This year’s American Sewing Guild’s (ASG) national community service project is to make pillowcases for the Ronald McDonald Room, which provides a temporary home-away-from-home for families of ill or injured children receiving treatment at The Children’s Hospital in Edinburg.
During a recent meeting, beginners and advanced sewers from the Rio Grande Valley chapter assembled to make novelty pillow covers aimed at comforting hospitalized children.
The ASG community service project is conducted in conjunction with Ronald McDonald House’s goal to support efforts to improve the health and well-being of children and families staying at the hospital. ASG members hope that having a few comforts reminding them of home will ease the stress of being in a strange, and often frightening, place.
The Ronald McDonald Room is located in the hospital, steps away from a pediatric or intensive care unit, and offers a place of refuge to families in the hospital where their child is staying because of illness or injury. Remaining close to their children allows parents to better communicate with the medical team and allows children a chance to heal with less separation anxiety.

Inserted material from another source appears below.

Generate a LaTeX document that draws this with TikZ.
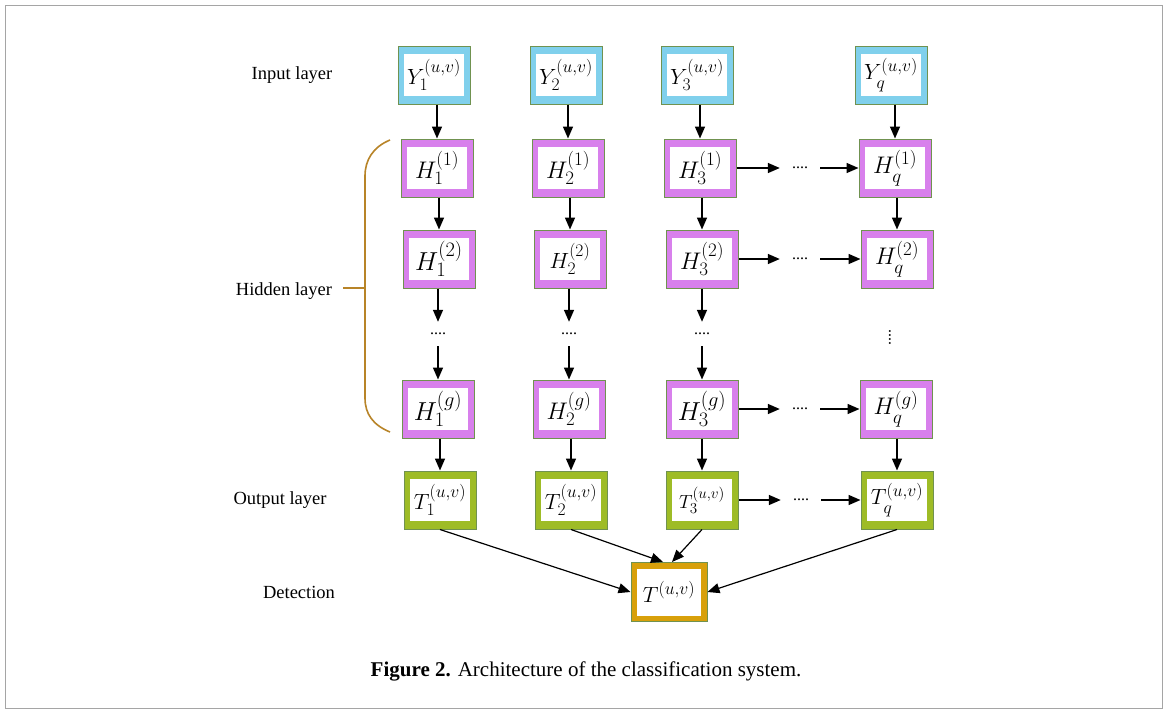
\RequirePackage{fix-cm}
\documentclass[tikz,border=0pt]{standalone}
\usepackage{fontspec}
\setmainfont{Liberation Serif}
\usetikzlibrary{arrows.meta,calc}

% larger script ratio for the cell labels
\DeclareMathSizes{19}{19}{15.2}{11}
\DeclareMathSizes{22}{22}{17.6}{13}
\DeclareMathSizes{24}{24}{19}{14}
\DeclareMathSizes{26}{26}{20.5}{15}

\definecolor{inblue}{RGB}{128,208,236}
\definecolor{hidviolet}{RGB}{216,128,236}
\definecolor{outgreen}{RGB}{158,188,38}
\definecolor{detgold}{RGB}{216,160,10}
\definecolor{edgegreen}{RGB}{112,146,80}
\definecolor{bracebrown}{RGB}{184,132,40}
\definecolor{framegray}{RGB}{165,165,165}

\newcommand{\cellsize}[1]{\fontsize{#1}{#1}\selectfont}
% subscript q set a little lower so it clears the superscript
\newcommand{\qsub}{\raisebox{-3pt}{$\scriptstyle q$}}

\tikzset{
  cell/.style={draw=edgegreen, line width=1pt, fill=#1,
    minimum width=72pt, minimum height=58pt, inner sep=0pt,
    font=\cellsize{22},
    path picture={\fill[white]
      ([shift={(6pt,8pt)}]path picture bounding box.south west) rectangle
      ([shift={(-6pt,-8pt)}]path picture bounding box.north east);}},
  hcell/.style={cell=hidviolet, font=\cellsize{24}},
  detcell/.style={draw=edgegreen, line width=1pt, fill=detgold,
    minimum width=76pt, minimum height=59pt, inner sep=0pt,
    font=\cellsize{22},
    path picture={\fill[white]
      ([shift={(6pt,6pt)}]path picture bounding box.south west) rectangle
      ([shift={(-6pt,-6pt)}]path picture bounding box.north east);}},
  arr/.style={-{Triangle[length=12pt,width=10pt]}, line width=1.5pt, black},
  lab/.style={font=\fontsize{18.5}{18.5}\selectfont, inner sep=0pt},
  hdots/.style={font=\fontsize{16}{16}\selectfont, inner sep=0pt,
    minimum width=40pt, minimum height=10pt},
  vdotsnode/.style={font=\fontsize{16}{16}\selectfont, inner sep=0pt,
    minimum height=24pt, minimum width=10pt},
  brace/.style={draw=bracebrown, line width=1.6pt},
}

\begin{document}
\begin{tikzpicture}[x=1pt,y=-1pt]
  \useasboundingbox (0,0) rectangle (1167,713);
  \fill[white] (0,0) rectangle (1167,713);
  \draw[framegray, line width=1pt] (5,5) rectangle (1162,708);

  % layer labels
  \node[lab] (lin)  at (292,75)  {Input layer};
  \node[lab] (lhid) at (284,291) {Hidden layer};
  \node[lab] (lout) at (280,500) {Output layer};
  \node[lab] (ldet) at (299,592) {Detection};

  % input layer
  \node[cell=inblue] (y-1) at (434,75) {$Y_{1}^{(u,v)}$};
  \node[cell=inblue] (y-2) at (566,75) {$Y_{2}^{(u,v)}$};
  \node[cell=inblue] (y-3) at (697,75) {$Y_{3}^{(u,v)}$};
  \node[cell=inblue] (y-q) at (891,75) {$Y_{\qsub}^{(u,v)}$};

  % hidden layer, first row
  \node[hcell] (ha-1) at (437,168) {$H_{1}^{(1)}$};
  \node[hcell] (ha-2) at (568,168) {$H_{2}^{(1)}$};
  \node[hcell] (ha-3) at (700,168) {$H_{3}^{(1)}$};
  \node[hcell] (ha-q) at (895,168) {$H_{\qsub}^{(1)}$};

  % hidden layer, second row
  \node[hcell, font=\cellsize{26}] (hb-1) at (439,259) {$H_{1}^{(2)}$};
  \node[hcell, font=\cellsize{22}] (hb-2) at (570,259) {$H_{2}^{(2)}$};
  \node[hcell] (hb-3) at (702,259) {$H_{3}^{(2)}$};
  \node[hcell] (hb-q) at (897,259) {$H_{\qsub}^{(2)}$};

  % hidden layer, last row
  \node[hcell, font=\cellsize{26}] (hg-1) at (438,409) {$H_{1}^{(g)}$};
  \node[hcell] (hg-2) at (569,409) {$H_{2}^{(g)}$};
  \node[hcell, font=\cellsize{26}] (hg-3) at (702,409) {$H_{3}^{(g)}$};
  \node[hcell] (hg-q) at (896,409) {$H_{\qsub}^{(g)}$};

  % output layer
  \node[cell=outgreen] (t-1) at (440,500) {$T_{1}^{(u,v)}$};
  \node[cell=outgreen] (t-2) at (571,500) {$T_{2}^{(u,v)}$};
  \node[cell=outgreen, font=\cellsize{19}] (t-3) at (702,500) {$T_{3}^{(u,v)}$};
  \node[cell=outgreen] (t-q) at (897,500) {$T_{\qsub}^{(u,v)}$};

  % detection
  \node[detcell] (det) at (669,592) {$T^{(u,v)}$};

  % elided hidden rows
  \node[vdotsnode] (m-1) at (438,334) {....};
  \node[vdotsnode] (m-2) at (569,334) {....};
  \node[vdotsnode] (m-3) at (702,334) {....};
  \node[vdotsnode, rotate=90] (m-q) at (890,337) {....};

  % elided columns
  \node[hdots] (da) at (800,168) {....};
  \node[hdots] (db) at (800,259) {....};
  \node[hdots] (dg) at (800,409) {....};
  \node[hdots] (dt) at (801,500) {....};

  % vertical flow
  \foreach \c in {1,2,3,q}{
    \draw[arr] (y-\c.south -| ha-\c.north) -- (ha-\c.north);
    \draw[arr] (ha-\c.south -| hb-\c.north) -- (hb-\c.north);
    \draw[arr] (hg-\c.south -| t-\c.north) -- (t-\c.north);
  }
  \foreach \c in {1,2,3}{
    \draw[arr] (hb-\c.south -| m-\c.north) -- (m-\c.north);
    \draw[arr] (m-\c.south -| hg-\c.north) -- (hg-\c.north);
  }

  % horizontal flow towards the last column
  \draw[arr] (ha-3.east) -- (da.west);
  \draw[arr] (da.east) -- (ha-q.west);
  \draw[arr] (hb-3.east) -- (db.west);
  \draw[arr] (db.east) -- (hb-q.west);
  \draw[arr] (hg-3.east) -- (dg.west);
  \draw[arr] (dg.east) -- (hg-q.west);
  \draw[arr] (t-3.east) -- (dt.west);
  \draw[arr] (dt.east) -- (t-q.west);

  % outputs into detection
  \draw[arr, line width=1.2pt] (t-1.south) -- (det.west);
  \draw[arr, line width=1.2pt] (t-2.south) -- ([xshift=-6pt]det.north);
  \draw[arr, line width=1.2pt] (t-3.south) -- ([xshift=3pt]det.north);
  \draw[arr, line width=1.2pt] (t-q.south) -- (det.east);

  % brace grouping the hidden layer
  \draw[brace] (390,140) .. controls (373,147) and (365,160) .. (365,176)
               -- (365,398) .. controls (365,414) and (373,425) .. (390,432);
  \draw[brace] (365,288) -- (343,288);

  % caption
  \node[font=\fontsize{21}{21}\selectfont, inner sep=0pt] (cap) at (586,671)
    {\textbf{Figure 2.} Architecture of the classification system.};
\end{tikzpicture}
\end{document}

“It’s something special,” Dianne Parry, president of ASG’s Valley chapter, said. “These (pillow covers) will make the children’s hospital stay feel more like home. They can choose whichever pillowcase they like and take it with them after they’re released.”
“If we can use our sewing skills to bring a little bit of happiness and give back to the community,” said Pam Wenzel, secretary of the local chapter, “then we are fortunate and blessed to be part of it.”
The American Sewing Guild was started in the 1970s in order to keep the tradition of sewing alive and valued as a part of American culture. Guild members can increase their confidence, expand their sewing skills, enjoy the annual conference and take advantage of discounts.
The ASG was incorporated in March of 1993 as a nonprofit organization and now has over 20,000 members, with nearly 1,000 neighborhood groups and 135 chapters across the nation.
Members of ASG get together for informal meetings, usually once a month. Some specialize in programs around one topic, such as embroidery, and others cover all sewing topics.
“On Sept. 19, we will welcome national award-winning pattern designer and TV sewing personality Patty Dunn, who is scheduled to arrive for a special presentation and workshop,” Parry said. “Registration will begin after August 1.”